Крупный план

Елена Шундикова
Нет катарсиса. Вот что сейчас происходит в литературе и кино. Литература и кино еще есть, а катарсиса нет. Возникает резонный вопрос: "А он точно должен быть?" После непродолжительной паузы приходит неуверенный ответ: "Не должен, но очень бы хотелось. Раньше был"

Все какое-то незаконченное, заметили? Все хорошее, стоящее (ударение и так и так можно ставить), жизнеспособное и готовое к номинациям заканчивается глубоким вдохом без выдоха. Или стоном. Но в конце все равно непонятно - жив или мертв?

Зритель-читатель такой и остается. Подвешенный. Со смутной тревогой и желанием выпить. Ходит и уговаривает себя, что он сейчас сам найдет конец, что все так и задумано. Но чаще всего не находит. Отвлекается, убегает, смотрит и читает другое - законченное, как все детские сказки. Кстати, сказки никогда не заканчиваются ничем. Там всегда или оптимистичное "а кто слушал - молодец" и "добра наживали" или немного панковское, готическое "умерли в один день". Представьте себе сказку: "Мышка хвостиком вильнула, яичко покатилось и... " И крупный план: глаза Рябы, глаза Деда, глаза Бабки. Тревожная музыка. Затем медленно, цепляя предметы русского быта, камера на окно. Между ветхими рамами бьется подыхающая муха... Титры.
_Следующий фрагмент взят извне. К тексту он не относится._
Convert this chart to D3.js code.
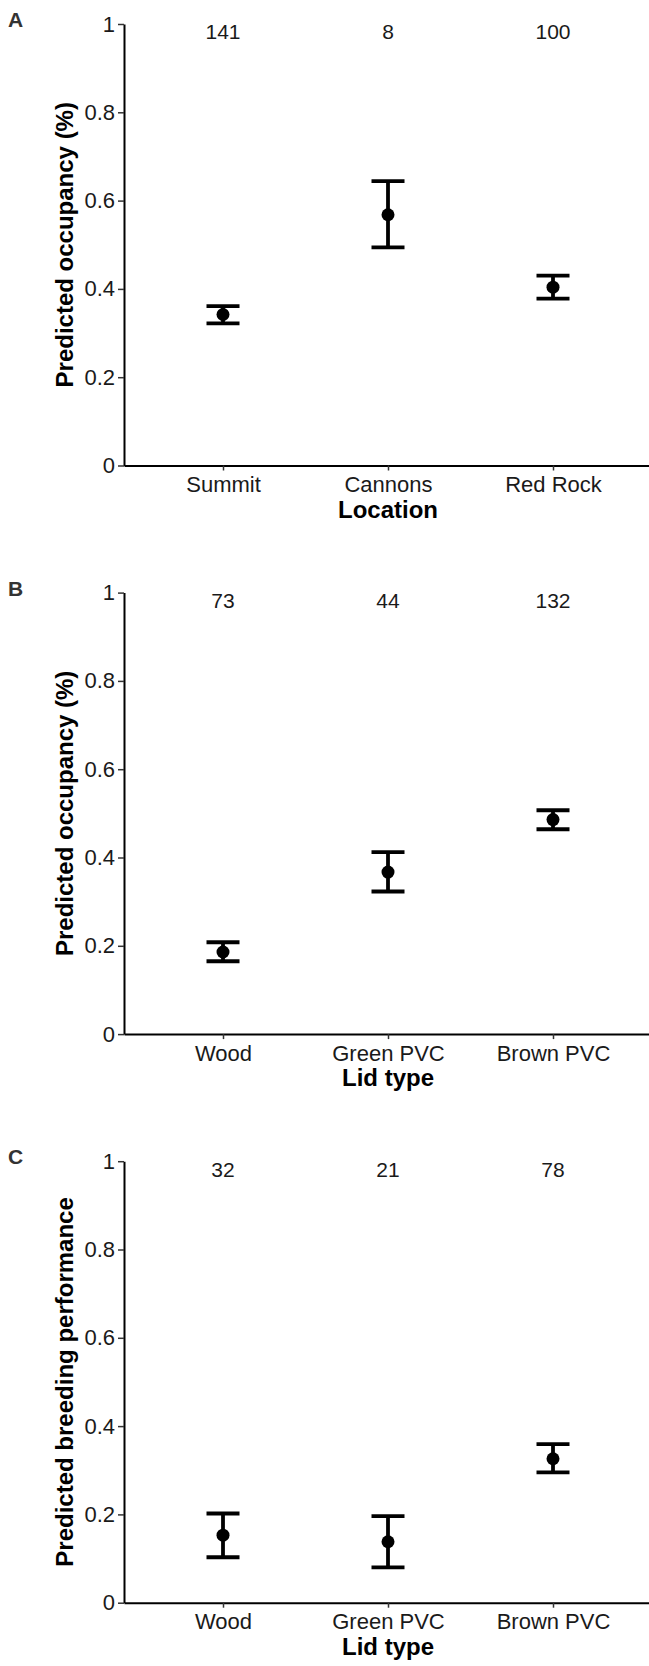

На таких сказках ни строителей коммунизма, ни строителей капитализма, ни вообще хоть сколько-нибудь дееспособных людей не вырастишь. Поэтому ожидание развязки, ожидание стреляющего ружья сидит в нас крепко. Мы хоть на этом свете должны понимать, "чем все кончится, чем все прикроется, чем сердце успокоится". Но раньше это чувство удовлетворялось по-другому. Катарсис был для ясности, согласно законам природы и человеческого бытия. Что, мол, если любишь до гроба - так под поезд кидайся, если жрешь в три горла - под революционера Тибула, если прокутила состояние во Франции - изволь сад продать. Нынче же концы притягиваются и наматываются на кнехты нашего сознания исключительно из одного только единственного желания вызывать в нас приятные чувства. Да всем сто раз понятно, что пришельцы нас тогда завоевали, что комета нас погубила, что чужой всех сожрал. Но так нельзя. Нужен хеппи-энд. Немного недосказанности позволяется лишь в случае надежды на продолжение.

Эпоха взрослого искусства закончилась. Наступила эра комиксов. Мы сами так пожелали. Чтобы красиво, чтобы быстро, чтобы все возможно, чтобы под красивую музыку, чтобы удивляться, чтобы впадать в детство, утирая слезы, глядя на то, как добро неминуемо побеждает зло. Всегда побеждает! Без вот этих вот неоконченных пьес, недоигранных драм, недобитых, милых негодяев, несимпатичных героев. Без этой тоски, которая вдруг поднимается откуда-то изнутри и дает нам осознать, что мы взрослые. Все это современное искусство - это же как есть каляки-маляки, пасочки, поделки из шишек и веника! Боди-артом кто в детстве не занимался? Граффити? Почему человечество веками использовало заборы только для пакостей и лозунгов, а сейчас вдруг рисует?

И вот в этом детском стройном хоре дворца пионеров нет-нет да слышны басистые, с хрипотцой голоса. Еще эта... старая гвардия подпевает из-за кулис. Зачитаешься, засмотришься, проглотишь. А катарсиса нет! Не могут они закончить свои произведения, бесконечные они у них, безответные, бесформенные. Иногда газообразные. Потому что жизнь наша теперь сплошь состоит из ответов. Все всё знают! И так много стало учителей и их помощников, с полиграфами, с тестами ДНК, что настоящему художнику одна дорога - в сопротивление. Навертит, нагромоздит событий, затормозит действие, картинок рваных насует и затаится. Слушает... думаешь ты или нет, стремишься ли ты к заветным и чистым смыслам или готов получить их пережеванную симуляцию... Крупный план, глаза, потом камера медленно, цепляя полоски на обоях, скользит к окну... за окном, в ярких вспышках света, падает метеорит. Титры.